A recent report jointly produced by Human Rights Watch, the International Domestic Workers Network, and the International Trade Union Confederation (ITUC) charts ratification of the treaty, national labor law reforms, and the growing influence of emerging domestic workers’ rights movements in the past two years. Countries as diverse as Brazil, Zambia, the Philippines, Spain, and the United States have made progress on rights for domestic workers.
For example, Argentina set a maximum of 48 working hours a week and required a weekly rest period, overtime pay, annual vacation days, sick leave, and maternity protections. It extended additional protections for live-in domestic workers and for children. Brazil adopted a constitutional amendment entitling its estimated 6.5 million domestic workers to overtime pay, unemployment insurance, a pension, a maximum 8-hour workday, and a 44-hour workweek.

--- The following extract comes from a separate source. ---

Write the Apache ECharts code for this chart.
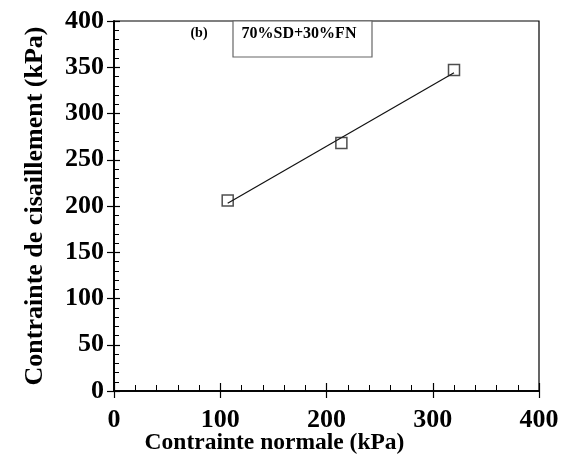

In Kenya, a landmark court ruling placed domestic workers under the protection of the labor law, extending to them the national minimum wage and social security benefits.
The Philippines addressed the specific risks faced by migrant domestic workers by prohibiting employment agencies and employers from charging workers recruitment fees. Spain mandated the compensation of domestic workers for stand-by time when they are not working but required to be on call. Spain not only incorporated domestic workers into its social security system but also reduced the administrative charges payable by employers to facilitate greater compliance with the requirements.
The domestic workers who met in Uruguay know that advocating a minimum wage, limits to working hours, and social security may not be as headline-grabbing as arresting traffickers. But they also know that enforcing these rights reduces the risk of exploitation in the first place. Governments serious about ending forced labor and trafficking should ensure that a core part of their strategy includes advancing labor rights for all workers through strong laws, enforcement, and protection of the right to organize.